How red wine may shield brain from stroke damage

Researchers at Johns Hopkins say they have discovered the way in which red wine consumption may protect the brain from damage following a stroke.

Two hours after feeding mice a single modest dose of resveratrol, a compound found in the skins and seeds of red grapes, the scientists induced an ischemic stroke by essentially cutting off blood supply to the animals’ brains. They found that the animals that had preventively ingested the resveratrol suffered significantly less brain damage than the ones that had not been given the compound.

Sylvain Doré, Ph.D., an associate professor of anesthesiology and critical care medicine and pharmacology and molecular sciences at the Johns Hopkins University School of Medicine, says his study suggests that resveratrol increases levels of an enzyme (heme oxygenase) already known to shield nerve cells in the brain from damage. When the stroke hits, the brain is ready to protect itself because of elevated enzyme levels. In mice that lacked the enzyme, the study found, resveratrol had no significant protective effect and their brain cells died after a stroke.

“Our study adds to evidence that resveratrol can potentially build brain resistance to ischemic stroke,” says Doré, the leader of the study, which appears online in the journal Experimental Neurology.

Red wine has gotten a lot of attention lately for its purported health benefits.
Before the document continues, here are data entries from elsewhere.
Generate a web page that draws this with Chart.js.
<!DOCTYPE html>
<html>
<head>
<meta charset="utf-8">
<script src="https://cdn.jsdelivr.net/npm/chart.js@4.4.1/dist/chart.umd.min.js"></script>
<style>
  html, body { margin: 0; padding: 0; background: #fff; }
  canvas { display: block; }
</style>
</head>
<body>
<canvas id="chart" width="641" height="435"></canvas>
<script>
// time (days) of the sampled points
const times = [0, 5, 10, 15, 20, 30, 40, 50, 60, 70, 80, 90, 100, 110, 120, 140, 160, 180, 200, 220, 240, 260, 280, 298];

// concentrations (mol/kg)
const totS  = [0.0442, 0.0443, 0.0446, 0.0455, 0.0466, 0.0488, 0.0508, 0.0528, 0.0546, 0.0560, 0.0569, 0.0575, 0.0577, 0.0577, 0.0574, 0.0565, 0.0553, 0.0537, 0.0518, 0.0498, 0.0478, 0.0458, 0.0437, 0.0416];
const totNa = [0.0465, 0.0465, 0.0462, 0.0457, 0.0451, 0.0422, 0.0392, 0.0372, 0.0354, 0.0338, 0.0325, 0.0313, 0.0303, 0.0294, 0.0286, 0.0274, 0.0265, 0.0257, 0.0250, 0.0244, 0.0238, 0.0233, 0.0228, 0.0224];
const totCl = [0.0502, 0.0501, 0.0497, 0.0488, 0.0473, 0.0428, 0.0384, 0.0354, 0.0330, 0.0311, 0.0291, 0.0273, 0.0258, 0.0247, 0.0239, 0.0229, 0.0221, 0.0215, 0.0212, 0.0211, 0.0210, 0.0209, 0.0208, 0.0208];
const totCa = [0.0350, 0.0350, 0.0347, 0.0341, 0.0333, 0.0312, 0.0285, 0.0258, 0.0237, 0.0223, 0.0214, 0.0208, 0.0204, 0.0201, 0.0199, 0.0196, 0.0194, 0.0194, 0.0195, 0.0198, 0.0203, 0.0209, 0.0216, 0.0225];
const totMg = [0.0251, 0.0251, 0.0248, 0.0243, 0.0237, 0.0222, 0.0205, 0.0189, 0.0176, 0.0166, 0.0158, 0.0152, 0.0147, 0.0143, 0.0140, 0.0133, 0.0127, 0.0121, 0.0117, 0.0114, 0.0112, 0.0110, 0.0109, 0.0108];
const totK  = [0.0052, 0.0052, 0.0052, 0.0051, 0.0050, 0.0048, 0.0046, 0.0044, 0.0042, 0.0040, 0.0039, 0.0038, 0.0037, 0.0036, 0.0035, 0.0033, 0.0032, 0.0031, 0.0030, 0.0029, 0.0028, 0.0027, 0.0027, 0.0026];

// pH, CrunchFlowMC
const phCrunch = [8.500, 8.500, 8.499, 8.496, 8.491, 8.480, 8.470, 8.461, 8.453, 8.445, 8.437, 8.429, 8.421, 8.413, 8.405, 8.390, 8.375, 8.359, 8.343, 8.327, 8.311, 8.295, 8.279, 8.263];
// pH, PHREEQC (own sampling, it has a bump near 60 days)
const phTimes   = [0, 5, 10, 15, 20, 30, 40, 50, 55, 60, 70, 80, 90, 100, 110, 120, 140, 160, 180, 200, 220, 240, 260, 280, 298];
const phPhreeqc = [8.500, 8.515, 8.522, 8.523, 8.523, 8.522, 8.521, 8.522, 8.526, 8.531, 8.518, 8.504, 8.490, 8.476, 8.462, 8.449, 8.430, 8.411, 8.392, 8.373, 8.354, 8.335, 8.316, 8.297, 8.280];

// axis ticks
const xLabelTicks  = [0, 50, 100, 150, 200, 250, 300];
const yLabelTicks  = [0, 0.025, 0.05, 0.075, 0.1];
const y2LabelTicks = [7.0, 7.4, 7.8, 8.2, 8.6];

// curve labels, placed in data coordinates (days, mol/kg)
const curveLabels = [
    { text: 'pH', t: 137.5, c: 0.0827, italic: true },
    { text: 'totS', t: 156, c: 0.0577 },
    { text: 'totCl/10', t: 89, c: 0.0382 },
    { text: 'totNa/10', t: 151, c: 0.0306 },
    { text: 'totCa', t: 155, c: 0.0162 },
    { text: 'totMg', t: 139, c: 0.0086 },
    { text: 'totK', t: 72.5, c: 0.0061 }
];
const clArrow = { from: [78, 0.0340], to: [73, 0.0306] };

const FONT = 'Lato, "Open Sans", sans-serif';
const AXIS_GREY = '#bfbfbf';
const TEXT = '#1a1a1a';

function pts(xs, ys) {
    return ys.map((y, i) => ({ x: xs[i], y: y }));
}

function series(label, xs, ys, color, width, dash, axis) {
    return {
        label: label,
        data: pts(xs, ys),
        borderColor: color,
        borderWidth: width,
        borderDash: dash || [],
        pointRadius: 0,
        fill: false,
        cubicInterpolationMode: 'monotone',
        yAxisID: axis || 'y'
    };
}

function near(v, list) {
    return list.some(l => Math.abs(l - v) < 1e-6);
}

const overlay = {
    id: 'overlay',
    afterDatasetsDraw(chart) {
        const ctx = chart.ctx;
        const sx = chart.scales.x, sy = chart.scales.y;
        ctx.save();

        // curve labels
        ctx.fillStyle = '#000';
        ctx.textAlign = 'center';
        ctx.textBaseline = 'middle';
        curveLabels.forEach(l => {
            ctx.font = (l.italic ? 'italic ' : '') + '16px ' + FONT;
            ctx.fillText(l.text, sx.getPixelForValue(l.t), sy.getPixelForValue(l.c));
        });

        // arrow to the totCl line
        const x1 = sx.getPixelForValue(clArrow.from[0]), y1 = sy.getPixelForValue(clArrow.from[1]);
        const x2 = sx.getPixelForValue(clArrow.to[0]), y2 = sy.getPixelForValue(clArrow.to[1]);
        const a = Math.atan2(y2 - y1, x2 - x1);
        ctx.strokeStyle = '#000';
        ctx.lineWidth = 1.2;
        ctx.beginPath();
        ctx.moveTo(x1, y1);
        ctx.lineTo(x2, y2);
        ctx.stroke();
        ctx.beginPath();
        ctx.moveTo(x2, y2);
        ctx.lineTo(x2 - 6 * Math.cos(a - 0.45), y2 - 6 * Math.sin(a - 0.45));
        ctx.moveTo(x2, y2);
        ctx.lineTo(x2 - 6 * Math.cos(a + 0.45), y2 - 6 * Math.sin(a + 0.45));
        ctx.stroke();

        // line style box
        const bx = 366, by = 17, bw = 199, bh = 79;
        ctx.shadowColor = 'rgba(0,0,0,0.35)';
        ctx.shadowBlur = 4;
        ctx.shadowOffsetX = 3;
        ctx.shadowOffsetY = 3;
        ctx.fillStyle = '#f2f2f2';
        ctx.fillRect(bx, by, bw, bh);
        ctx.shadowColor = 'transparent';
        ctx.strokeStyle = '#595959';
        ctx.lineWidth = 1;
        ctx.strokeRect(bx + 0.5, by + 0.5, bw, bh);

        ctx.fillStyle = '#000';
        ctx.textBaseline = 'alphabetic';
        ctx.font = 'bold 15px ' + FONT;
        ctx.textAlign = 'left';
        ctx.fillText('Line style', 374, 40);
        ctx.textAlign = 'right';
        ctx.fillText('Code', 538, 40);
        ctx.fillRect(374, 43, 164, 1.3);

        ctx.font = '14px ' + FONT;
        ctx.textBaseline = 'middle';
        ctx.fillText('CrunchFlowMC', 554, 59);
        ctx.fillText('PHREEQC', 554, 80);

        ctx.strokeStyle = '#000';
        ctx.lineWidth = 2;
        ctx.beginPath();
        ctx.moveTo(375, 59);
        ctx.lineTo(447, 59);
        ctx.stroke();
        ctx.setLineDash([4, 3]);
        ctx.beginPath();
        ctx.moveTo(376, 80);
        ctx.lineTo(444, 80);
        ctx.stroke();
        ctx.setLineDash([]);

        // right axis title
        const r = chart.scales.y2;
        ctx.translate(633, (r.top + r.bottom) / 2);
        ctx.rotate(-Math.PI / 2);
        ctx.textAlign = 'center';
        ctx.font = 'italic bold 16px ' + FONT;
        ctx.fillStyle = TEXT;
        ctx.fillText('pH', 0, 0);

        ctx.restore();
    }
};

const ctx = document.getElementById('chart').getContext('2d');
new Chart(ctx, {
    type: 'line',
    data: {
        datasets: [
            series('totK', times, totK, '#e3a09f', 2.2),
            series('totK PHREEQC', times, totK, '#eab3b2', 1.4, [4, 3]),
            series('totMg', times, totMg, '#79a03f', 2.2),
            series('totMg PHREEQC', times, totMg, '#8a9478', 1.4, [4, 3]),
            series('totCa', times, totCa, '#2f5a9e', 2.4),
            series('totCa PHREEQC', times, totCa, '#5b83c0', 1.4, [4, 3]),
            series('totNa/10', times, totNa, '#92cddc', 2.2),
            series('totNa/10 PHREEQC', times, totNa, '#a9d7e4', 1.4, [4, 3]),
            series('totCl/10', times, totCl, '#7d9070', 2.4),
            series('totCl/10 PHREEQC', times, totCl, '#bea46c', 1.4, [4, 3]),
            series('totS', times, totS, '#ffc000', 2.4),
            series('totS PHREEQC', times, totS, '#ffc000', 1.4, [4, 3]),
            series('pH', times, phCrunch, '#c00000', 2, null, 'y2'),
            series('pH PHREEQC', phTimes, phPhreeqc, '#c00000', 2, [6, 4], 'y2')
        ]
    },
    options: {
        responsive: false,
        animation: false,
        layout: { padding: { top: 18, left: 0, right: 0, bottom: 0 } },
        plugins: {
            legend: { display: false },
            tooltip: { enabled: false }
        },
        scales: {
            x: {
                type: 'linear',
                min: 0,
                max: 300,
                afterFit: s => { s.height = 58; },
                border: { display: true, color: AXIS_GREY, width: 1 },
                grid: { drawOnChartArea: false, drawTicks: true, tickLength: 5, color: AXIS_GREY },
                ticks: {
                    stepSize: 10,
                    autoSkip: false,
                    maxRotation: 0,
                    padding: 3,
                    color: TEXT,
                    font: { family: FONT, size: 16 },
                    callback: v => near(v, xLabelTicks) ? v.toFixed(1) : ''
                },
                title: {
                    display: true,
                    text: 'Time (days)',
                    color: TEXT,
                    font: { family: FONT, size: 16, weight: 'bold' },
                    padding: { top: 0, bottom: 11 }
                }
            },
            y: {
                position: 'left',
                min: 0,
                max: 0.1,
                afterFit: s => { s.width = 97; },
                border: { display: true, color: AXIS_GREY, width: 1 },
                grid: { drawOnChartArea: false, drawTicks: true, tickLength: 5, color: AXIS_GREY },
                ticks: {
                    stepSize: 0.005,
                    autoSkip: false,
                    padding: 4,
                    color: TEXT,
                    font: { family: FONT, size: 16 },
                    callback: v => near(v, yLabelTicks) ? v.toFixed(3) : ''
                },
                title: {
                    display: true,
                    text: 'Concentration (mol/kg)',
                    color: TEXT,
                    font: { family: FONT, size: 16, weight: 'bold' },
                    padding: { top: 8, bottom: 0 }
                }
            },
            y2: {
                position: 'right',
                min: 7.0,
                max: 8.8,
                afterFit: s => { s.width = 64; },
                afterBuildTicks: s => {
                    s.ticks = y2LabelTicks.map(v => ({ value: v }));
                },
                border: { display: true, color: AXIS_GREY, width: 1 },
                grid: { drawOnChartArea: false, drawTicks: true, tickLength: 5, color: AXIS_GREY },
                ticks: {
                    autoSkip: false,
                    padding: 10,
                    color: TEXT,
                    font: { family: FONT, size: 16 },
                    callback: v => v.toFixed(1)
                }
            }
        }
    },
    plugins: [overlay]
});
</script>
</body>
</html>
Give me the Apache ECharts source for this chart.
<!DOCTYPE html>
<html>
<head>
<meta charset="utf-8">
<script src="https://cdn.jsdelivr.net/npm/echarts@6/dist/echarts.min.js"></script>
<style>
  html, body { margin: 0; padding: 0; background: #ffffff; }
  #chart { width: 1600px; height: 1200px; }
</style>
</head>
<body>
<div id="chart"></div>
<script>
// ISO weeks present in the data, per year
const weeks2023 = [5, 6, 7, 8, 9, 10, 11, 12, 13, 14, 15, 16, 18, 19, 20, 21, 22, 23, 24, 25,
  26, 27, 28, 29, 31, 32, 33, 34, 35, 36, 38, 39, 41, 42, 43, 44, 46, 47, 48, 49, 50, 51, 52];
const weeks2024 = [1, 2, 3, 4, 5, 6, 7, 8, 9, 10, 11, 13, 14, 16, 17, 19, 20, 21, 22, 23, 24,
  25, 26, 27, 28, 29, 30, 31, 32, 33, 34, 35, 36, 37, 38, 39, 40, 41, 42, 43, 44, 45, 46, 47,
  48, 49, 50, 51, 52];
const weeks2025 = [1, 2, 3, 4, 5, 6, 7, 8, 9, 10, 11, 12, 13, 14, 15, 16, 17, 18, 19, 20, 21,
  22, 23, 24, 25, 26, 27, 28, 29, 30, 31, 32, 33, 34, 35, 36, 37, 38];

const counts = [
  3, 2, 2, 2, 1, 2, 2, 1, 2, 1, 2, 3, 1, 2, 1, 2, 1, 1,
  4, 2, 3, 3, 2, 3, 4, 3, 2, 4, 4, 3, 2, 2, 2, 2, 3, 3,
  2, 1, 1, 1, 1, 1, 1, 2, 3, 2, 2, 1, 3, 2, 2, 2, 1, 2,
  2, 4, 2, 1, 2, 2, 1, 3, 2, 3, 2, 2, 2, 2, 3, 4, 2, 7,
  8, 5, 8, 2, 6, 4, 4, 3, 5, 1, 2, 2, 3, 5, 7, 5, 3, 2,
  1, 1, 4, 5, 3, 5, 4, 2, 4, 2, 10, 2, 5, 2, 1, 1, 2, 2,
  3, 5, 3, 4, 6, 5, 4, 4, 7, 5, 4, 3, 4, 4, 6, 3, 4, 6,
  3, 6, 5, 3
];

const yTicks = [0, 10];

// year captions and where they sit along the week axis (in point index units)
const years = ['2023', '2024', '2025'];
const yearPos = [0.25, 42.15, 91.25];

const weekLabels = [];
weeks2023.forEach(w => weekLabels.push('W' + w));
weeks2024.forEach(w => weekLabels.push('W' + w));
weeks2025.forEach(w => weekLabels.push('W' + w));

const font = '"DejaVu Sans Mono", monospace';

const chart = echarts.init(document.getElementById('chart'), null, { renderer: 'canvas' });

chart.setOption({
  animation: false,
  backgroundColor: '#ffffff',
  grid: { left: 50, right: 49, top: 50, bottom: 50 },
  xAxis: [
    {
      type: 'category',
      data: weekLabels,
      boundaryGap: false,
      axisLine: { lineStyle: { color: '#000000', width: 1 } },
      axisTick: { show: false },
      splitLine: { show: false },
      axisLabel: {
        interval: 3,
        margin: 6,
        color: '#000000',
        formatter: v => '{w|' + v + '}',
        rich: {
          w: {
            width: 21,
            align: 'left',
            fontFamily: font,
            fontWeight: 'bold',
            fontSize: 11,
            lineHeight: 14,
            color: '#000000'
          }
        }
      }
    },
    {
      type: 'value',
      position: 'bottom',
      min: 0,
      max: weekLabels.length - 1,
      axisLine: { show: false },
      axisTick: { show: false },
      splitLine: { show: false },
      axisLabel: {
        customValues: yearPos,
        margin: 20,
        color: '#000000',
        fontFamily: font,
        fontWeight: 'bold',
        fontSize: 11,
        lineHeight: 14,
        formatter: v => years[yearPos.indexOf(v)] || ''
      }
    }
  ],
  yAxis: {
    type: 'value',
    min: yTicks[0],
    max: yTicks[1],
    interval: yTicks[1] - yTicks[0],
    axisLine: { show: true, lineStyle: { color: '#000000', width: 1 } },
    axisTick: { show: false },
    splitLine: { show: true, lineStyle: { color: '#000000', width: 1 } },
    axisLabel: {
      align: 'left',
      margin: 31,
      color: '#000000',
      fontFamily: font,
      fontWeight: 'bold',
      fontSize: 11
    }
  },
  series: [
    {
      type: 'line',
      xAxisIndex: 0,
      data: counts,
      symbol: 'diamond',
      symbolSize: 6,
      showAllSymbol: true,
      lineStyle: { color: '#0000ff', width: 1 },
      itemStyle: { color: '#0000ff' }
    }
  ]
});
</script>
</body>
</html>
Along with reducing stroke, moderate wine consumption has been linked to a lowered incidence of cardiovascular disease — the so-called French paradox. Despite diets high in butter, cheese and other saturated fats, the paradox goes, the French have a relatively low incidence of cardiovascular events, which some have attributed to the regular drinking of red wine.

Doré cautions against taking resveratrol supplements, available alongside vitamins and minerals and on websites touting its benefits, because it is unclear whether such supplements could do harm or good. He has not tested resveratrol in clinical trials. And while resveratrol is found in red grapes, it’s the alcohol in the wine that may be needed to concentrate the amounts of the beneficial compound. Doré also cautions that drinking alcohol carries risks along with potential benefits.

He also notes that even if further research affirms the benefits of red wine, no one yet knows how much would be optimal to protect the brain, or even what kind of red wine might be best, because not all types contain the same amount of resveratrol. More research is needed, he says.

Doré says his research suggests that the amount needed could end up being quite small because the suspected beneficial mechanism is indirect. “Resveratrol itself may not be shielding brain cells from free radical damage directly, but instead, resveratrol, and its metabolites, may be prompting the cells to defend themselves,” he suggests.

“It’s not likely that brain cells can have high enough local levels of resveratrol to be protective,” he says. The resveratrol is needed to jump-start this protective enzymatic system that is already present within the cells. “Even a small amount may be sufficient,” Doré says.

Doré says his ongoing research also suggests some therapeutic benefits to giving resveratrol to mice after a stroke to limit further neuronal damage.

The research was supported in part by grants from the National Institutes of Health, the Wine Institute and the ABMR Foundation.

Other Johns Hopkins authors of the study include Hean Zhuang, M.D.; Herman Kwansa, Ph.D; and Raymond C. Koehler, Ph. D.